No geral, a experiência revela, de fato, algum progresso nas escolas de Nova York onde tais medidas foram implantadas – mas, ainda assim, suscitam críticas por razões mais teóricas. Quem as desaprova diz, basicamente, que tornar-se alguém mais instruído e culto precisa ser uma motivação por si só e que, quando se dá dinheiro por isso, a mensagem transmitida pelas escolas é justamente a inversa. Equivaleria a pagar a um neto para cuidar de um avô doente, dizem os críticos. Tanto a educação quanto o afeto incondicional, ambos valores nobres, deveriam prescindir de qualquer estímulo de natureza financeira. Em teoria, parece razoável a muita gente. Predomina, no entanto, uma visão mais pragmática do assunto, segundo a qual os estudantes demonstram claro desinteresse pela escola – e benefícios tão palpáveis quanto um celular podem ajudar a melhorar o cenário. A psicóloga Ceres Araujo, que aprova o modelo de premiação financeira nas escolas, faz uma ressalva: "O essencial é mostrar à criança por que exatamente ela está recebendo essa recompensa".

 

Outro argumento favorável à distribuição de tais prêmios em escolas públicas diz respeito a uma questão bem mais básica: para certos alunos, o dinheiro é determinante para que eles não deixem os estudos para arranjar trabalho antes do tempo. Isso vale para muitas das escolas de Nova York e, não há dúvida, para a realidade brasileira. Em Minas Gerais, a estudante Yasmin Aleixo, de 16 anos, traduz o clima entre seus colegas, todos matriculados no 2º ano do ensino médio. Eles estão às vésperas de resgatar a primeira parcela do benefício prometido pelo governo: "Sem o dinheiro no bolso, poucos conseguiriam se formar". O programa mineiro é um avanço em relação a outros semelhantes no Brasil porque exige um bom desempenho dos estudantes em troca do dinheiro – e não apenas sua presença em sala de aula, como ocorre, por exemplo, com o Bolsa Família, do governo federal. Pela primeira vez, o foco é na qualidade do ensino.

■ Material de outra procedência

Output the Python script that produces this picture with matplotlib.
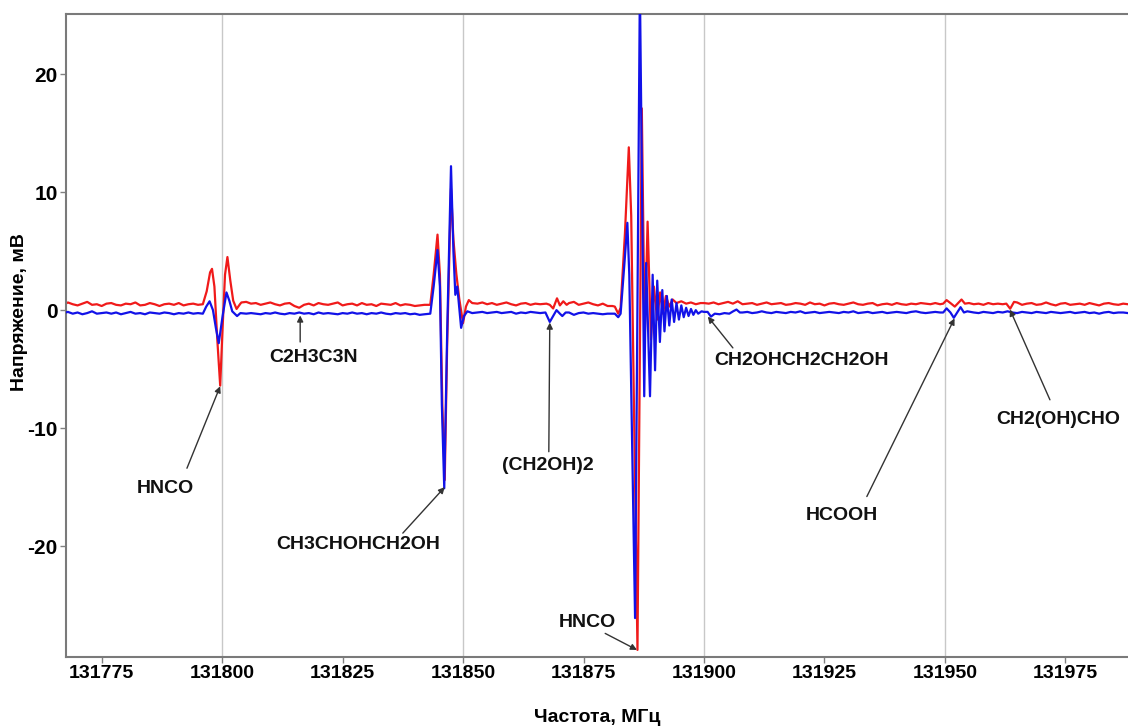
import numpy as np
import matplotlib
matplotlib.use("Agg")
import matplotlib.pyplot as plt
import warnings
warnings.filterwarnings("ignore")

# ---------------- data ----------------
BASE_START = 131767  # baseline samples every 1 MHz

red_base = [
    0.45, 0.65, 0.50, 0.40, 0.55, 0.70, 0.45, 0.50, 0.35, 0.55,
    0.60, 0.45, 0.40, 0.55, 0.50, 0.65, 0.40, 0.45, 0.60, 0.50,
    0.35, 0.50, 0.55, 0.45, 0.60, 0.40, 0.50, 0.55, 0.45, 0.50,
    0.50, 0.50, 0.50, 0.50, 0.50, 0.50, 0.50, 0.65, 0.70, 0.55,
    0.60, 0.45, 0.55, 0.65, 0.50, 0.40, 0.55, 0.60, 0.35, 0.20,
    0.45, 0.55, 0.40, 0.60, 0.50, 0.45, 0.55, 0.65, 0.40, 0.50,
    0.55, 0.40, 0.60, 0.45, 0.50, 0.35, 0.55, 0.50, 0.45, 0.60,
    0.40, 0.50, 0.45, 0.35, 0.40, 0.45, 0.50, 0.50, 0.50, 0.50,
    0.50, 0.50, 0.50, 0.50, 0.50, 0.70, 0.55, 0.65, 0.50, 0.60,
    0.45, 0.55, 0.65, 0.50, 0.40, 0.55, 0.60, 0.45, 0.55, 0.50,
    0.50, 0.50, 0.50, 0.50, 0.50, 0.60, 0.70, 0.45, 0.55, 0.65,
    0.50, 0.40, 0.55, 0.35, 0.35, 0.50, 0.50, 0.50, 0.50, 0.50,
    0.50, 0.50, 0.50, 0.50, 0.50, 0.50, 0.50, 0.50, 0.50, 0.50,
    0.50, 0.50, 0.50, 0.60, 0.55, 0.65, 0.50, 0.60, 0.70, 0.55,
    0.75, 0.50, 0.55, 0.60, 0.45, 0.55, 0.65, 0.50, 0.55, 0.60,
    0.45, 0.50, 0.60, 0.55, 0.45, 0.65, 0.50, 0.55, 0.40, 0.55,
    0.60, 0.50, 0.45, 0.55, 0.65, 0.50, 0.45, 0.55, 0.60, 0.40,
    0.50, 0.55, 0.45, 0.60, 0.50, 0.45, 0.55, 0.50, 0.60, 0.55,
    0.50, 0.60, 0.50, 0.50, 0.50, 0.50, 0.50, 0.50, 0.60, 0.50,
    0.55, 0.45, 0.60, 0.50, 0.55, 0.50, 0.50, 0.50, 0.65, 0.45,
    0.55, 0.60, 0.45, 0.50, 0.65, 0.50, 0.40, 0.55, 0.60, 0.45,
    0.50, 0.55, 0.45, 0.60, 0.50, 0.40, 0.55, 0.60, 0.50, 0.45,
    0.55, 0.50,
]

blue_base = [
    -0.25, -0.15, -0.30, -0.20, -0.35, -0.25, -0.10, -0.30, -0.25, -0.20,
    -0.30, -0.20, -0.35, -0.25, -0.15, -0.30, -0.25, -0.35, -0.20, -0.25,
    -0.30, -0.20, -0.25, -0.35, -0.25, -0.30, -0.20, -0.30, -0.25, -0.30,
    -0.30, -0.30, -0.30, -0.30, -0.30, -0.30, -0.30, -0.20, -0.30, -0.25,
    -0.30, -0.35, -0.25, -0.30, -0.20, -0.30, -0.35, -0.25, -0.30, -0.20,
    -0.30, -0.25, -0.35, -0.20, -0.30, -0.25, -0.30, -0.35, -0.25, -0.30,
    -0.20, -0.30, -0.25, -0.35, -0.25, -0.30, -0.20, -0.30, -0.35, -0.25,
    -0.30, -0.25, -0.35, -0.30, -0.40, -0.35, -0.30, -0.30, -0.30, -0.30,
    -0.30, -0.30, -0.30, -0.30, -0.30, -0.10, -0.20, -0.15, -0.25, -0.20,
    -0.15, -0.25, -0.20, -0.15, -0.30, -0.20, -0.25, -0.15, -0.20, -0.25,
    -0.30, -0.30, -0.30, -0.30, -0.30, -0.20, -0.40, -0.25, -0.20, -0.30,
    -0.25, -0.30, -0.35, -0.30, -0.30, -0.30, -0.30, -0.30, -0.30, -0.30,
    -0.30, -0.30, -0.30, -0.30, -0.30, -0.30, -0.30, -0.30, -0.30, -0.30,
    -0.30, -0.30, -0.30, -0.15, -0.30, -0.30, -0.30, -0.30, -0.30, -0.30,
    -0.30, -0.20, -0.15, -0.25, -0.20, -0.10, -0.20, -0.25, -0.15, -0.20,
    -0.25, -0.15, -0.20, -0.10, -0.25, -0.20, -0.15, -0.25, -0.20, -0.15,
    -0.20, -0.25, -0.15, -0.20, -0.10, -0.25, -0.20, -0.15, -0.25, -0.20,
    -0.15, -0.25, -0.20, -0.15, -0.20, -0.25, -0.15, -0.10, -0.20, -0.25,
    -0.20, -0.15, -0.20, -0.20, -0.20, -0.20, -0.20, -0.20, -0.15, -0.20,
    -0.25, -0.15, -0.20, -0.25, -0.15, -0.20, -0.10, -0.20, -0.25, -0.15,
    -0.20, -0.25, -0.15, -0.20, -0.25, -0.15, -0.20, -0.25, -0.20, -0.15,
    -0.25, -0.20, -0.15, -0.25, -0.20, -0.30, -0.20, -0.15, -0.25, -0.20,
    -0.20, -0.25,
]

# absorption-line features (frequency, MHz ; voltage, mV)
red_feat_freq = [
    131796.0, 131796.8, 131797.5, 131797.9, 131798.4, 131799.0, 131799.6,
    131800.1, 131800.6, 131801.1, 131801.7, 131802.3, 131803.0, 131803.7,
    131843.2, 131843.9, 131844.7, 131845.2, 131845.7, 131846.2, 131846.7,
    131847.5, 131848.0, 131848.6, 131849.2, 131850.0, 131850.6, 131851.2,
    131851.9,
    131867.3, 131868.0, 131868.7, 131869.5, 131870.1, 131870.8, 131871.5,
    131881.5, 131882.2, 131882.7, 131883.6, 131884.4, 131884.9, 131886.2,
    131887.1, 131887.7, 131888.3, 131889.0, 131889.6, 131890.3, 131890.9,
    131891.5, 131892.1, 131892.8, 131893.5, 131894.3, 131895.3, 131896.3,
    131897.3, 131898.3, 131899.3,
    131949.65, 131950.35, 131951.15, 131952.05, 131952.75, 131953.45, 131954.15,
    131962.75, 131963.55, 131964.35,
]
red_feat_mv = [
    0.5, 1.6, 3.2, 3.5, 2.0, -2.5, -6.4,
    -1.5, 3.0, 4.5, 2.5, 0.8, 0.1, 0.5,
    0.45, 3.0, 6.4, 3.0, -8.0, -14.4, -3.0,
    10.3, 6.0, 3.1, 1.0, -1.1, 0.3, 0.85,
    0.6,
    0.55, 0.45, 0.14, 1.0, 0.4, 0.75, 0.45,
    0.3, -0.3, 0.2, 6.5, 13.8, 8.0, -28.8,
    17.1, -2.5, 7.5, -2.5, 2.0, -0.8, 1.5,
    -0.3, 1.2, 0.3, 0.9, 0.6, 0.75, 0.55,
    0.65, 0.5, 0.6,
    0.55, 0.85, 0.6, 0.3, 0.6, 0.9, 0.55,
    0.55, 0.12, 0.7,
]
red_windows = [(131795.5, 131804.0), (131842.9, 131852.2), (131866.8, 131871.8),
               (131881.3, 131899.8), (131949.1, 131954.6), (131962.1, 131964.8)]

blue_feat_freq = [
    131796.0, 131796.7, 131797.4, 131798.1, 131798.7, 131799.3, 131800.1,
    131800.9, 131801.5, 131802.1, 131803.1, 131803.8,
    131843.2, 131843.9, 131844.7, 131845.2, 131845.6, 131846.1, 131846.7,
    131847.5, 131848.0, 131848.4, 131848.8, 131849.6, 131850.2, 131850.9,
    131851.9,
    131867.1, 131868.0, 131868.7, 131869.4, 131870.1, 131870.6, 131871.3,
    131881.5, 131882.2, 131882.7, 131883.5, 131884.1, 131884.5, 131885.7,
    131886.7, 131887.6, 131888.0, 131888.8, 131889.35, 131889.85, 131890.3,
    131890.85, 131891.35, 131891.8, 131892.3, 131892.8, 131893.3, 131893.8,
    131894.3, 131894.8, 131895.3, 131895.8, 131896.3, 131896.8, 131897.3,
    131897.8, 131898.3, 131898.8, 131899.5,
    131900.75, 131901.45, 131902.25, 131903.25, 131904.25, 131905.25, 131906.05,
    131906.75, 131907.45,
    131949.65, 131950.35, 131951.15, 131951.85, 131952.55, 131953.25, 131953.95,
    131954.65,
]
blue_feat_mv = [
    -0.3, 0.3, 0.75, 0.0, -1.5, -2.8, -0.5,
    1.5, 0.8, -0.1, -0.5, -0.25,
    -0.3, 2.0, 5.1, 2.0, -8.0, -15.1, -2.0,
    12.2, 5.0, 1.3, 2.0, -1.5, -0.5, -0.1,
    -0.25,
    -0.2, -1.0, -0.5, 0.0, -0.3, -0.5, -0.2,
    -0.3, -0.6, -0.3, 4.0, 7.4, 3.0, -26.1,
    27.5, -7.3, 4.0, -7.3, 3.0, -5.1, 2.5,
    -2.7, 1.7, -1.8, 1.2, -1.3, 0.9, -1.0,
    0.6, -0.8, 0.4, -0.6, 0.2, -0.5, 0.1,
    -0.4, 0.0, -0.3, -0.1,
    -0.15, -0.55, -0.3, -0.35, -0.25, -0.3, -0.1,
    0.05, -0.2,
    -0.2, 0.15, -0.2, -0.65, -0.2, 0.25, -0.2,
    -0.1,
]
blue_windows = [(131795.5, 131804.2), (131842.9, 131852.2), (131866.8, 131871.6),
                (131881.3, 131899.9), (131900.4, 131907.8), (131949.1, 131955.1)]

x_ticks = [131775, 131800, 131825, 131850, 131875, 131900, 131925, 131950, 131975]
x_grid = [131800, 131850, 131900, 131950]
y_ticks = [-20, -10, 0, 10, 20]

# label text, text position, arrow start, arrow target
annotations = [
    ("HNCO",          (131788.2, -15.1), (131792.7, -13.4), (131799.6, -6.45)),
    ("C2H3C3N",       (131818.9, -4.0),  (131816.2, -2.7),  (131816.2, -0.45)),
    ("CH3CHOHCH2OH",  (131828.2, -19.9), (131837.5, -18.9), (131846.2, -15.0)),
    ("(CH2OH)2",      (131867.6, -13.2), (131867.8, -12.0), (131868.0, -1.05)),
    ("HNCO",          (131875.7, -26.5), (131879.5, -27.4), (131886.1, -28.8)),
    ("CH2OHCH2CH2OH", (131920.3, -4.25), (131906.0, -3.2),  (131900.8, -0.55)),
    ("HCOOH",         (131928.6, -17.4), (131933.8, -15.8), (131952.0, -0.7)),
    ("CH2(OH)CHO",    (131973.6, -9.3),  (131971.8, -7.6),  (131963.5, 0.05)),
]


def merge(base, ff, fv, windows):
    bf = BASE_START + np.arange(len(base), dtype=float)
    bv = np.asarray(base, dtype=float)
    keep = np.ones(len(bf), dtype=bool)
    for a, b in windows:
        keep &= ~((bf > a) & (bf < b))
    f = np.concatenate([bf[keep], np.asarray(ff, float)])
    v = np.concatenate([bv[keep], np.asarray(fv, float)])
    o = np.argsort(f, kind="stable")
    return f[o], v[o]


red_f, red_v = merge(red_base, red_feat_freq, red_feat_mv, red_windows)
blue_f, blue_v = merge(blue_base, blue_feat_freq, blue_feat_mv, blue_windows)

# ---------------- plot ----------------
W, H = 1128, 727
fig = plt.figure(figsize=(W / 100, H / 100), dpi=100)
ax = fig.add_axes([66 / W, 1 - 657 / H, (W - 66) / W, (657 - 14) / H])

for g in x_grid:
    ax.axvline(g, color="#c8c8c8", lw=1.0, zorder=0)

ax.plot(red_f, red_v, color="#f01a1a", lw=1.6, zorder=2)
ax.plot(blue_f, blue_v, color="#1212e8", lw=1.6, zorder=3)

ax.set_xlim(131767.6, 131988)
ax.set_ylim(-29.4, 25.1)

ax.set_xticks(x_ticks)
ax.set_xticklabels([str(t) for t in x_ticks])
ax.set_yticks(y_ticks)
ax.set_yticklabels([str(t) for t in y_ticks])

sans = ["Liberation Sans", "DejaVu Sans"]
for lab in ax.get_xticklabels():
    lab.set_fontfamily(sans)
    lab.set_fontweight("bold")
    lab.set_fontsize(14)
for lab in ax.get_yticklabels():
    lab.set_fontfamily(sans)
    lab.set_fontweight("bold")
    lab.set_fontsize(15)

ax.tick_params(axis="both", direction="out", length=4, width=1, color="#808080")
ax.tick_params(axis="x", pad=2)
ax.tick_params(axis="y", pad=2)

for s in ["left", "bottom", "top"]:
    ax.spines[s].set_color("#7a7a7a")
    ax.spines[s].set_linewidth(1.5)
ax.spines["right"].set_visible(False)

fig.text(20 / W, 1 - 312 / H, "Напряжение, мВ", rotation=90, ha="center", va="center",
         fontsize=14, fontweight="bold", family=sans)
fig.text(597 / W, 1 - 717 / H, "Частота, МГц", ha="center", va="center",
         fontsize=14, fontweight="bold", family=sans)

for text, tpos, apos, target in annotations:
    ax.text(tpos[0], tpos[1], text, ha="center", va="center", fontsize=14,
            fontweight="bold", family=sans, color="#111111", zorder=5)
    ax.annotate("", xy=target, xytext=apos,
                arrowprops=dict(arrowstyle="-|>", color="#333333", lw=1.0,
                                mutation_scale=9, shrinkA=0, shrinkB=0),
                zorder=4)

fig.savefig("out.png", dpi=100)
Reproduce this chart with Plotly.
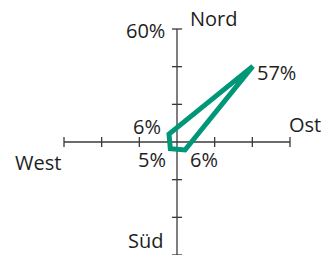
import math
import plotly.graph_objects as go

# Data
sectors = ["NO", "SO", "SW", "NW"]
sector_angles = [45, 135, 225, 315]  # compass degrees
values = [57, 6, 5, 6]
value_labels = ["57%", "6%", "5%", "6%"]
directions = ["Nord", "Ost", "Süd", "West"]
axis_max = 60
tick_values = [20, 40, 60]
axis_label = "60%"

W, H = 322, 255
cx, cy = 177, 142          # pixel centre
scale = 113 / 60           # px per percent

xr = [-cx / scale, (W - cx) / scale]
yr = [-(H - cy) / scale, cy / scale]

axis_color = "#3a3a3a"
poly_color = "#009778"
font = dict(family="Open Sans, Noto Sans, sans-serif", size=20, color="#1e1e1e")

fig = go.Figure()

# axes
fig.add_trace(go.Scatter(x=[-axis_max, axis_max], y=[0, 0], mode="lines",
                         line=dict(color=axis_color, width=1.3), hoverinfo="skip"))
fig.add_trace(go.Scatter(x=[0, 0], y=[yr[0] - 2, axis_max], mode="lines",
                         line=dict(color=axis_color, width=1.3), hoverinfo="skip"))

# ticks
tl = 2.7
tx, ty = [], []
for t in tick_values:
    for s in (1, -1):
        tx += [s * t, s * t, None]
        ty += [-tl, tl, None]
        tx += [-tl, tl, None]
        ty += [s * t, s * t, None]
fig.add_trace(go.Scatter(x=tx, y=ty, mode="lines",
                         line=dict(color=axis_color, width=1.3), hoverinfo="skip"))

# polygon
px_ = [v * math.sin(math.radians(a)) for v, a in zip(values, sector_angles)]
py_ = [v * math.cos(math.radians(a)) for v, a in zip(values, sector_angles)]
fig.add_trace(go.Scatter(x=px_ + [px_[0]], y=py_ + [py_[0]], mode="lines",
                         line=dict(color=poly_color, width=5), hoverinfo="skip"))

ann = []
# value labels
offs = [("left", 2, -6), ("left", 3, -10), ("right", -2, -11), ("right", -6, 8)]
for x, y, lab, (xa, xs, ys) in zip(px_, py_, value_labels, offs):
    ann.append(dict(x=x, y=y, text=lab, xanchor=xa, yanchor="middle",
                    xshift=xs, yshift=ys, showarrow=False, font=font))

# direction labels
dpos = [(0, axis_max, "left", 12, 11), (axis_max, 0, "left", -2, 18),
        (0, -axis_max, "right", -13, 15), (-axis_max, 0, "right", -2, -20)]
for d, (x, y, xa, xs, ys) in zip(directions, dpos):
    ann.append(dict(x=x, y=y, text=d, xanchor=xa, yanchor="middle",
                    xshift=xs, yshift=ys, showarrow=False, font=font, borderpad=0))

ann.append(dict(x=0, y=axis_max, text=axis_label, xanchor="right", yanchor="middle",
                xshift=-10, yshift=-1, showarrow=False, font=font))

fig.update_layout(
    width=W, height=H, margin=dict(l=0, r=0, t=0, b=0),
    paper_bgcolor="white", plot_bgcolor="white", showlegend=False,
    xaxis=dict(range=xr, visible=False, fixedrange=True),
    yaxis=dict(range=yr, visible=False, fixedrange=True),
    annotations=ann,
)

fig.write_html("out.html", config={"displayModeBar": False},
               post_script="document.body.style.margin='0';document.body.style.overflow='hidden';")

Diz o especialista Claudio de Moura Castro: "Não há dúvida de que as crianças estão precisando de um incentivo a mais para encarar os estudos. E não adianta enfrentar o problema com puritanismo". O fato é que os programas de Minas, Nova York e outros do gênero surgem num contexto em que, na educação, já se tentou de tudo – e quase nada funcionou. Diante disso, a visível animação entre os estudantes de escolas como a da americana Ashley Pimentel e a da mineira Yasmin Aleixo é um sinal de que esse pode, afinal, ser um bom caminho.

  

Fonte:Revista Veja, Editora Abril, edição 2053, ano 41, nº 12, 26 de março de 2008.